# START OF COLLECTED MATERIAL
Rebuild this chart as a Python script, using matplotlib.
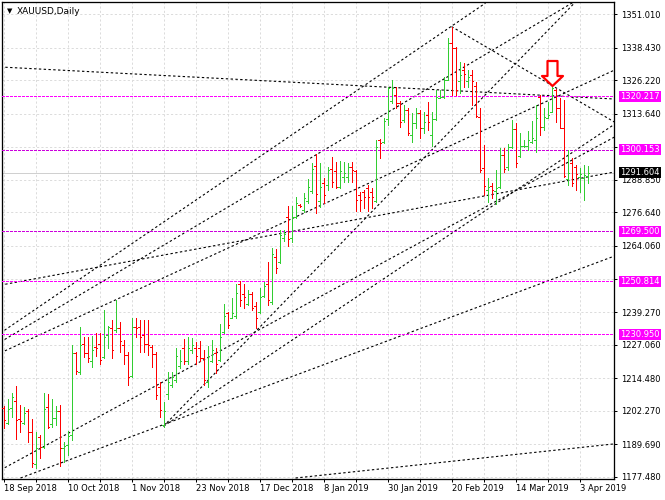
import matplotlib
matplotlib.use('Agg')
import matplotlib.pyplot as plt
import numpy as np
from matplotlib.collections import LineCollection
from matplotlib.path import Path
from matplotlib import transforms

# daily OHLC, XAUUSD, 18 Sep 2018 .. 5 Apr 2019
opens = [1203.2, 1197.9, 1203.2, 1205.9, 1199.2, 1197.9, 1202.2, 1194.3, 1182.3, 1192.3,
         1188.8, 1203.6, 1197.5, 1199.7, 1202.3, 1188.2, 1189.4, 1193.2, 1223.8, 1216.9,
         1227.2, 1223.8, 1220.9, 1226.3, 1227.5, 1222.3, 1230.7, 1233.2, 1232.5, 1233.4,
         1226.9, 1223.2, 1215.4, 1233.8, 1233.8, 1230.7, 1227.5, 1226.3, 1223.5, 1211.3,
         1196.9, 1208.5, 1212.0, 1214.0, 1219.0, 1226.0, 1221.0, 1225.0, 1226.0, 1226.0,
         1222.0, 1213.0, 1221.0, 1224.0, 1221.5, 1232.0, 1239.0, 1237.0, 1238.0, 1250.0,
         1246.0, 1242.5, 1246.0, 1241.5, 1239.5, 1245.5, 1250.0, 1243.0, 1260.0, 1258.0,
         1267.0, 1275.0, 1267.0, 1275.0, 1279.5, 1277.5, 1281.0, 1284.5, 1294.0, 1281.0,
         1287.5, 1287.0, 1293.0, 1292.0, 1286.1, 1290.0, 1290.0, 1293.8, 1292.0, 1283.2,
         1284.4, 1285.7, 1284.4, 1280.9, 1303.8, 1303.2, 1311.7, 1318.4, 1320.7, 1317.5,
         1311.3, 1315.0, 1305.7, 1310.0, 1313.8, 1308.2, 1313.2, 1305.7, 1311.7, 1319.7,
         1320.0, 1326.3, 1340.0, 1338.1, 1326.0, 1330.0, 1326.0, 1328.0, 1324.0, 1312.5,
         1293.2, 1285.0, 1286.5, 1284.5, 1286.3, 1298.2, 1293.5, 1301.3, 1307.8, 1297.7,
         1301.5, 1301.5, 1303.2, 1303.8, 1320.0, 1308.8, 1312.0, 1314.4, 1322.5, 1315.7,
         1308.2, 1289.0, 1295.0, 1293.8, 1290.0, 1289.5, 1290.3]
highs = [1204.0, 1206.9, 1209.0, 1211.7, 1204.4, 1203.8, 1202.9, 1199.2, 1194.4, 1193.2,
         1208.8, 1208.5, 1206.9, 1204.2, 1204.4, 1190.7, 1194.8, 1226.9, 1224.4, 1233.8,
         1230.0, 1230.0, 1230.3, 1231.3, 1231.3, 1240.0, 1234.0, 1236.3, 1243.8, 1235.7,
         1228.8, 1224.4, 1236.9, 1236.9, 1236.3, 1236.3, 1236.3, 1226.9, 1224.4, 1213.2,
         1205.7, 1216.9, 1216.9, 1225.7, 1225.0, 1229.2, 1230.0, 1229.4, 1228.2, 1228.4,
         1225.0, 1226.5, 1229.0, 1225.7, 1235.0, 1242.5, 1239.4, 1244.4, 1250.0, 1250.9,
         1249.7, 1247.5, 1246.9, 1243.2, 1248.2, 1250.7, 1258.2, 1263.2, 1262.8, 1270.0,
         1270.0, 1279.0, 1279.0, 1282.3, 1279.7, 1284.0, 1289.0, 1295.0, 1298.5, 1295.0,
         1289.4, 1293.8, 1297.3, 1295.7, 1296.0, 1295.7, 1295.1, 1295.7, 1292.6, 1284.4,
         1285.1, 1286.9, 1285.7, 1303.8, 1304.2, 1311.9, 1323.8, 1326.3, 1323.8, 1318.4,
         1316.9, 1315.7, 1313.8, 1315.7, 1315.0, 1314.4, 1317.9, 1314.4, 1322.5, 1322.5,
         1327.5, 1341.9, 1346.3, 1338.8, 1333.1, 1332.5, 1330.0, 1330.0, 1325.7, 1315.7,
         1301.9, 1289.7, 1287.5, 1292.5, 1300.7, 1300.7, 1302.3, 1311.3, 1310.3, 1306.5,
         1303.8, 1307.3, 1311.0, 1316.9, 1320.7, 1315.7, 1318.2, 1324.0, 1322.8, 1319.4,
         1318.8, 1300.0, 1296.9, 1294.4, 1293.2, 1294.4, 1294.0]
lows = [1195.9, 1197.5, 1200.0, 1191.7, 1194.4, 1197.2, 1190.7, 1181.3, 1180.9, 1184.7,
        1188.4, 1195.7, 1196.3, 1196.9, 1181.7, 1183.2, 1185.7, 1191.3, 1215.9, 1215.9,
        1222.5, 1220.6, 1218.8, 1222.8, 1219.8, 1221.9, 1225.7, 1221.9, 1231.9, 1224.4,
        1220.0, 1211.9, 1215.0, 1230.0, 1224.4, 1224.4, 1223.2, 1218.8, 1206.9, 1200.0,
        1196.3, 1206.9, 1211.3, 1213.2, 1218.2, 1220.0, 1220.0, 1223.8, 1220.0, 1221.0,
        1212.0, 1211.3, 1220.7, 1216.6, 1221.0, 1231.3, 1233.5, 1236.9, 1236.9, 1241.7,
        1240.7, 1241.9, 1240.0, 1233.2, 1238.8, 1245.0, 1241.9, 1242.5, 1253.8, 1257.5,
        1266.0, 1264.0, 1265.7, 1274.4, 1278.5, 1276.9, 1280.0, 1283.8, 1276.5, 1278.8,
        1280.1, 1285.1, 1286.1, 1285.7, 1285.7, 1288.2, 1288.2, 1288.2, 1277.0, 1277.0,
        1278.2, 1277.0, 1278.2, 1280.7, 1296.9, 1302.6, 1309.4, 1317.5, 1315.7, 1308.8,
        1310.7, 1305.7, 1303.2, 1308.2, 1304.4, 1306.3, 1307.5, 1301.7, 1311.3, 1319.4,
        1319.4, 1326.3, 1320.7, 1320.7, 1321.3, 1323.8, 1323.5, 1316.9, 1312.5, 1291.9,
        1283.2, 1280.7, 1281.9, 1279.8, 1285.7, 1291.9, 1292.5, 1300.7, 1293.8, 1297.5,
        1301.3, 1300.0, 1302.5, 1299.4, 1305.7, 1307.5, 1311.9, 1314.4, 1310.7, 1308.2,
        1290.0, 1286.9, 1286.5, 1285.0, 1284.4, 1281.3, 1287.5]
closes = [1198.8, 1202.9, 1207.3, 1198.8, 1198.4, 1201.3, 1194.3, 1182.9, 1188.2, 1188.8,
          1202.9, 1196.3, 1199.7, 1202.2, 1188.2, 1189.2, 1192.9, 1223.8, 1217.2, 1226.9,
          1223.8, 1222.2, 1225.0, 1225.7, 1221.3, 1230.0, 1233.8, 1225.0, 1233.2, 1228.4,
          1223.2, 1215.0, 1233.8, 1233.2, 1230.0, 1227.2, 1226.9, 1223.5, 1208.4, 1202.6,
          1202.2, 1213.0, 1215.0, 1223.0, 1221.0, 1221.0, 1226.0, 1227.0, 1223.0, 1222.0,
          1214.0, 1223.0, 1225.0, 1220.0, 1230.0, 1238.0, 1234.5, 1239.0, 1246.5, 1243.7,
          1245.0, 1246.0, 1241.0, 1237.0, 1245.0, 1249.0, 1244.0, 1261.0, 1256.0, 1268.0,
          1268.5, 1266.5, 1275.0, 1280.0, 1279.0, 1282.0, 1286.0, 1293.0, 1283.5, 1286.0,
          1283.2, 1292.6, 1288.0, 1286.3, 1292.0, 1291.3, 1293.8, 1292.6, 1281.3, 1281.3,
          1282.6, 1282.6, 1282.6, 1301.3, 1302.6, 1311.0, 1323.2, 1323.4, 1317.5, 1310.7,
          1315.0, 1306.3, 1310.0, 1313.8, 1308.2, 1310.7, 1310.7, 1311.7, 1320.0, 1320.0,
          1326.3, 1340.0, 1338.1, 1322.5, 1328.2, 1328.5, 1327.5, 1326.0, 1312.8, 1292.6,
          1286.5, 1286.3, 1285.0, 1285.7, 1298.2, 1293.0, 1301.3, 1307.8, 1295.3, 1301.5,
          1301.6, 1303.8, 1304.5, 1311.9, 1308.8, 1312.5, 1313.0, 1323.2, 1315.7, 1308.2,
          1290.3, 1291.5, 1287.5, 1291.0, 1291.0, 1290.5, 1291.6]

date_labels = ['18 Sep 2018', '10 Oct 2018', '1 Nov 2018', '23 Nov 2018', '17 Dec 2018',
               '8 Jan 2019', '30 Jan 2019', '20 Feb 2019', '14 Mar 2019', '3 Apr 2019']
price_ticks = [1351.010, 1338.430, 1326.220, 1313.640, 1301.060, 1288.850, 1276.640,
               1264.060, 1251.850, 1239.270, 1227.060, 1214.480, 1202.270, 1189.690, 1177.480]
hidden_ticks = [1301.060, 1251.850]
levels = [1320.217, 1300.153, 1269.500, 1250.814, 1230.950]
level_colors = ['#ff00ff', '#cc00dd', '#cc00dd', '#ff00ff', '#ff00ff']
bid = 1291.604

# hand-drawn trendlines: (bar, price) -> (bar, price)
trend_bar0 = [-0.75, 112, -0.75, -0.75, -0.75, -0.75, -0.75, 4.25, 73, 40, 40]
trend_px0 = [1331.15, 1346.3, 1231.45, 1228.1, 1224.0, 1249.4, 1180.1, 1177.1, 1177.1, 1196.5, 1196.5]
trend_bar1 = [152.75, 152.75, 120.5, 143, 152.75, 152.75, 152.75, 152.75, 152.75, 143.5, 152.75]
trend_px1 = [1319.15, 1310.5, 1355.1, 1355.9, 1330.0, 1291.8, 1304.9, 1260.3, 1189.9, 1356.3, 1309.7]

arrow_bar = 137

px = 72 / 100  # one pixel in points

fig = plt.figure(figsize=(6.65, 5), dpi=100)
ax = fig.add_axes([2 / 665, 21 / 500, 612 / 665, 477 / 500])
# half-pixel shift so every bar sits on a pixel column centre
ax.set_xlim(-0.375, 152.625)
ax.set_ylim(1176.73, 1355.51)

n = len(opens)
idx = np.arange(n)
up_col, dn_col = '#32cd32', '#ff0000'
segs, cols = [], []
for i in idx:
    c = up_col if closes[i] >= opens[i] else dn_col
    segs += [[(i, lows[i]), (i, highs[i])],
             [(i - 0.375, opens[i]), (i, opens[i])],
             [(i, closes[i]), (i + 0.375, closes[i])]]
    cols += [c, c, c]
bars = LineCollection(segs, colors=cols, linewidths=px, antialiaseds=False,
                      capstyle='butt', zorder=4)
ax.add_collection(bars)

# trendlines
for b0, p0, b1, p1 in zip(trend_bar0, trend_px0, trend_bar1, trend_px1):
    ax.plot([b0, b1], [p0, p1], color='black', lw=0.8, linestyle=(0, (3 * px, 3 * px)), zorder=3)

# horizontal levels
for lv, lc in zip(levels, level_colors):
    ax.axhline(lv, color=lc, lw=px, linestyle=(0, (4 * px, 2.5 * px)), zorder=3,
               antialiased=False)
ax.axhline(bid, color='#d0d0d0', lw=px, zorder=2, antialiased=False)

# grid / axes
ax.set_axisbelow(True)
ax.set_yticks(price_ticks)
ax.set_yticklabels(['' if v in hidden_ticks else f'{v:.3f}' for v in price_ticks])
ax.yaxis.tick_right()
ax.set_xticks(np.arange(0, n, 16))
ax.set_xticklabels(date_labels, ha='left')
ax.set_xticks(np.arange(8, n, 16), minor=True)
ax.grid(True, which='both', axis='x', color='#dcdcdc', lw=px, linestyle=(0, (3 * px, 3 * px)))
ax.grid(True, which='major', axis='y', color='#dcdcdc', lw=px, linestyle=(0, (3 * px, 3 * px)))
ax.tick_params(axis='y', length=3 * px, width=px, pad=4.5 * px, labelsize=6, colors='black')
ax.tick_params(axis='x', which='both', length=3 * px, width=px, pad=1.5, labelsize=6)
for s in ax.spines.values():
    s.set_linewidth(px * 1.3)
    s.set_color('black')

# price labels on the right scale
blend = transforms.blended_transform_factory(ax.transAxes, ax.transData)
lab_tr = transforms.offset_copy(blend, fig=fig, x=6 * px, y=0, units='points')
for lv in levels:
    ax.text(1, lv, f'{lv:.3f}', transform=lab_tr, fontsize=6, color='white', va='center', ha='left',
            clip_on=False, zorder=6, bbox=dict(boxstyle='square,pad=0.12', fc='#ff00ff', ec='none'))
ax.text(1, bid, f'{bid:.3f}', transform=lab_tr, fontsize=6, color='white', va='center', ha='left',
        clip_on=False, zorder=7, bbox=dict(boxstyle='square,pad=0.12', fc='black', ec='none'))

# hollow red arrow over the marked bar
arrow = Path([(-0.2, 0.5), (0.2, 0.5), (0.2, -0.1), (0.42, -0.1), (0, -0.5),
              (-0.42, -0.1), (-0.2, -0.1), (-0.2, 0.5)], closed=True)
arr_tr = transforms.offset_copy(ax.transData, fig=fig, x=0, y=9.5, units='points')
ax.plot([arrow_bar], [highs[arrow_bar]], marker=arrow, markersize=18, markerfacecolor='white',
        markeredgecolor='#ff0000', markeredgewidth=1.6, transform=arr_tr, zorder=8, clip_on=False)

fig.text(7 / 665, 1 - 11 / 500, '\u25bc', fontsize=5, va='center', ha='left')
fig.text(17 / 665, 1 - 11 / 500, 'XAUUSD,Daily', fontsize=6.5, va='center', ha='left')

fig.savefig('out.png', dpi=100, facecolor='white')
# END OF COLLECTED MATERIAL
▶ TASK TO CARRY OUT:
Quote, please, every line of the material above from its start through the line that has "from matplotlib import transforms", reproducing the words exactly and dropping any images.

▶ SOLVED EXERCISE:
Rebuild this chart as a Python script, using matplotlib.
import matplotlib
matplotlib.use('Agg')
import matplotlib.pyplot as plt
import numpy as np
from matplotlib.collections import LineCollection
from matplotlib.path import Path
from matplotlib import transforms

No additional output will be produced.